**Exercise goal**
Reproduce the data exactly and drop any pictures it holds.

-*-

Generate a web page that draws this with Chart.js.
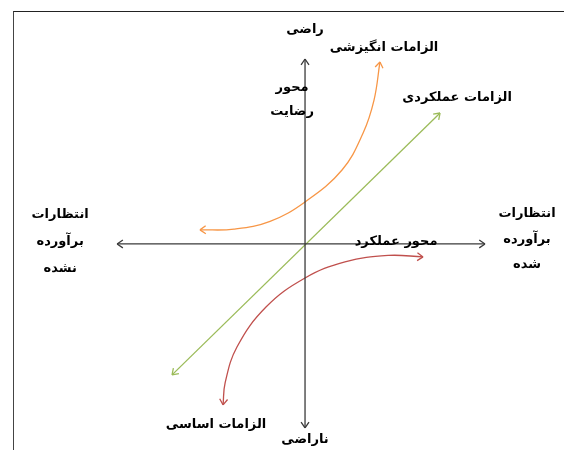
<!DOCTYPE html>
<html><head><meta charset="utf-8">
<script src="https://cdn.jsdelivr.net/npm/chart.js@4/dist/chart.umd.min.js"></script>
<style>
html,body{margin:0;padding:0;background:#fff;}
#wrap{position:relative;width:564px;height:450px;}
#frame{position:absolute;left:13px;top:11px;width:560px;height:450px;border-top:1.5px solid #222;border-left:1px solid #444;pointer-events:none;}
canvas{position:absolute;left:0;top:0;}
</style></head>
<body>
<div id="wrap"><canvas id="c" width="564" height="450"></canvas><div id="frame"></div></div>
<script>
// Axis extents (data units)
const axisX = [{x:-10.16,y:0},{x:9.73,y:0}];
const axisY = [{x:0,y:-9.95},{x:0,y:10.0}];
// Performance (linear) requirement
const performance = [{x:-7.19,y:-7.08},{x:7.3,y:7.08}];
// Attractive (excitement) requirement curve
const attractiveX = [-5.68,-3.84,-1.89,0,2.0,3.14,3.73,4.05];
const attractiveY = [0.76,0.80,1.22,2.27,4.0,6.0,7.78,9.84];
// Basic (must-be) requirement curve
const basicX = [-4.43,-4.32,-3.68,-2.11,0,2.16,4.49,6.38];
const basicY = [-8.70,-7.51,-5.57,-3.41,-1.84,-0.97,-0.62,-0.70];
// Labels
const labelTexts = ["راضی","الزامات انگیزشی","محور","رضایت","الزامات عملکردی",
  "انتظارات","برآورده","نشده","انتظارات","برآورده","شده","محور عملکرد","الزامات اساسی","ناراضی"];
const labelX = [0,4.27,-0.70,-0.70,8.22,-13.24,-13.24,-13.24,12.0,12.0,12.0,4.92,-4.81,0];
const labelY = [11.57,10.6,8.43,7.14,7.89,1.57,0.11,-1.35,1.62,0.22,-1.14,0.11,-9.78,-10.59];

const zip = (xs,ys)=>xs.map((x,i)=>({x:x,y:ys[i]}));

const arrowPlugin = {
  id:'arrows',
  afterDatasetsDraw(chart){
    const ctx = chart.ctx;
    chart.data.datasets.forEach((ds,i)=>{
      const pts = chart.getDatasetMeta(i).data;
      const draw = (tip, from)=>{
        let dx = tip.x-from.x, dy = tip.y-from.y;
        const L = Math.hypot(dx,dy); dx/=L; dy/=L;
        const len = 7, ang = 0.6;
        ctx.save();
        ctx.strokeStyle = ds.borderColor; ctx.lineWidth = ds.borderWidth;
        ctx.beginPath();
        for (const s of [-1,1]){
          const c = Math.cos(ang), sn = Math.sin(ang)*s;
          const rx = dx*c - dy*sn, ry = dx*sn + dy*c;
          ctx.moveTo(tip.x, tip.y);
          ctx.lineTo(tip.x - rx*len, tip.y - ry*len);
        }
        ctx.stroke(); ctx.restore();
      };
      const n = pts.length;
      if (ds.arrowStart) draw(pts[0], pts[1]);
      if (ds.arrowEnd) draw(pts[n-1], pts[n-2]);
    });
  }
};

const textPlugin = {
  id:'texts',
  afterDraw(chart){
    const ctx = chart.ctx, xs = chart.scales.x, ys = chart.scales.y;
    ctx.save();
    ctx.fillStyle = '#000';
    ctx.font = 'bold 13px "DejaVu Sans"';
    ctx.textAlign = 'center'; ctx.textBaseline = 'middle';
    ctx.direction = 'rtl';
    labelTexts.forEach((t,i)=>{
      ctx.fillText(t, xs.getPixelForValue(labelX[i]), ys.getPixelForValue(labelY[i]));
    });
    ctx.restore();
  }
};

const common = {showLine:true, pointRadius:0, fill:false};
new Chart(document.getElementById('c'), {
  type:'scatter',
  data:{datasets:[
    {...common, data:axisX, borderColor:'#3a3a3a', borderWidth:1.3, arrowStart:true, arrowEnd:true},
    {...common, data:axisY, borderColor:'#3a3a3a', borderWidth:1.3, arrowStart:true, arrowEnd:true},
    {...common, data:performance, borderColor:'#9bbb59', borderWidth:1.3, arrowStart:true, arrowEnd:true},
    {...common, data:zip(attractiveX,attractiveY), borderColor:'#f79646', borderWidth:1.3, tension:0.4, arrowStart:true, arrowEnd:true},
    {...common, data:zip(basicX,basicY), borderColor:'#c0504d', borderWidth:1.3, tension:0.4, arrowStart:true, arrowEnd:true}
  ]},
  options:{
    responsive:false, animation:false,
    layout:{padding:0},
    scales:{
      x:{type:'linear', min:-16.49, max:14.0, display:false},
      y:{type:'linear', min:-11.14, max:13.19, display:false}
    },
    plugins:{legend:{display:false}, tooltip:{enabled:false}}
  },
  plugins:[arrowPlugin,textPlugin]
});
</script>
</body></html>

-*-

**Answer for the task**
Generate a web page that draws this with Chart.js.
<!DOCTYPE html>
<html><head><meta charset="utf-8">
<script src="https://cdn.jsdelivr.net/npm/chart.js@4/dist/chart.umd.min.js"></script>
<style>
html,body{margin:0;padding:0;background:#fff;}
#wrap{position:relative;width:564px;height:450px;}
#frame{position:absolute;left:13px;top:11px;width:560px;height:450px;border-top:1.5px solid #222;border-left:1px solid #444;pointer-events:none;}
canvas{position:absolute;left:0;top:0;}
</style></head>
<body>
<div id="wrap"><canvas id="c" width="564" height="450"></canvas><div id="frame"></div></div>
<script>
// Axis extents (data units)
const axisX = [{x:-10.16,y:0},{x:9.73,y:0}];
const axisY = [{x:0,y:-9.95},{x:0,y:10.0}];
// Performance (linear) requirement
const performance = [{x:-7.19,y:-7.08},{x:7.3,y:7.08}];
// Attractive (excitement) requirement curve
const attractiveX = [-5.68,-3.84,-1.89,0,2.0,3.14,3.73,4.05];
const attractiveY = [0.76,0.80,1.22,2.27,4.0,6.0,7.78,9.84];
// Basic (must-be) requirement curve
const basicX = [-4.43,-4.32,-3.68,-2.11,0,2.16,4.49,6.38];
const basicY = [-8.70,-7.51,-5.57,-3.41,-1.84,-0.97,-0.62,-0.70];
// Labels
const labelTexts = ["راضی","الزامات انگیزشی","محور","رضایت","الزامات عملکردی",
  "انتظارات","برآورده","نشده","انتظارات","برآورده","شده","محور عملکرد","الزامات اساسی","ناراضی"];
const labelX = [0,4.27,-0.70,-0.70,8.22,-13.24,-13.24,-13.24,12.0,12.0,12.0,4.92,-4.81,0];
const labelY = [11.57,10.6,8.43,7.14,7.89,1.57,0.11,-1.35,1.62,0.22,-1.14,0.11,-9.78,-10.59];

const zip = (xs,ys)=>xs.map((x,i)=>({x:x,y:ys[i]}));

const arrowPlugin = {
  id:'arrows',
  afterDatasetsDraw(chart){
    const ctx = chart.ctx;
    chart.data.datasets.forEach((ds,i)=>{
      const pts = chart.getDatasetMeta(i).data;
      const draw = (tip, from)=>{
        let dx = tip.x-from.x, dy = tip.y-from.y;
        const L = Math.hypot(dx,dy); dx/=L; dy/=L;
        const len = 7, ang = 0.6;
        ctx.save();
        ctx.strokeStyle = ds.borderColor; ctx.lineWidth = ds.borderWidth;
        ctx.beginPath();
        for (const s of [-1,1]){
          const c = Math.cos(ang), sn = Math.sin(ang)*s;
          const rx = dx*c - dy*sn, ry = dx*sn + dy*c;
          ctx.moveTo(tip.x, tip.y);
          ctx.lineTo(tip.x - rx*len, tip.y - ry*len);
        }
        ctx.stroke(); ctx.restore();
      };
      const n = pts.length;
      if (ds.arrowStart) draw(pts[0], pts[1]);
      if (ds.arrowEnd) draw(pts[n-1], pts[n-2]);
    });
  }
};

const textPlugin = {
  id:'texts',
  afterDraw(chart){
    const ctx = chart.ctx, xs = chart.scales.x, ys = chart.scales.y;
    ctx.save();
    ctx.fillStyle = '#000';
    ctx.font = 'bold 13px "DejaVu Sans"';
    ctx.textAlign = 'center'; ctx.textBaseline = 'middle';
    ctx.direction = 'rtl';
    labelTexts.forEach((t,i)=>{
      ctx.fillText(t, xs.getPixelForValue(labelX[i]), ys.getPixelForValue(labelY[i]));
    });
    ctx.restore();
  }
};

const common = {showLine:true, pointRadius:0, fill:false};
new Chart(document.getElementById('c'), {
  type:'scatter',
  data:{datasets:[
    {...common, data:axisX, borderColor:'#3a3a3a', borderWidth:1.3, arrowStart:true, arrowEnd:true},
    {...common, data:axisY, borderColor:'#3a3a3a', borderWidth:1.3, arrowStart:true, arrowEnd:true},
    {...common, data:performance, borderColor:'#9bbb59', borderWidth:1.3, arrowStart:true, arrowEnd:true},
    {...common, data:zip(attractiveX,attractiveY), borderColor:'#f79646', borderWidth:1.3, tension:0.4, arrowStart:true, arrowEnd:true},
    {...common, data:zip(basicX,basicY), borderColor:'#c0504d', borderWidth:1.3, tension:0.4, arrowStart:true, arrowEnd:true}
  ]},
  options:{
    responsive:false, animation:false,
    layout:{padding:0},
    scales:{
      x:{type:'linear', min:-16.49, max:14.0, display:false},
      y:{type:'linear', min:-11.14, max:13.19, display:false}
    },
    plugins:{legend:{display:false}, tooltip:{enabled:false}}
  },
  plugins:[arrowPlugin,textPlugin]
});
</script>
</body></html>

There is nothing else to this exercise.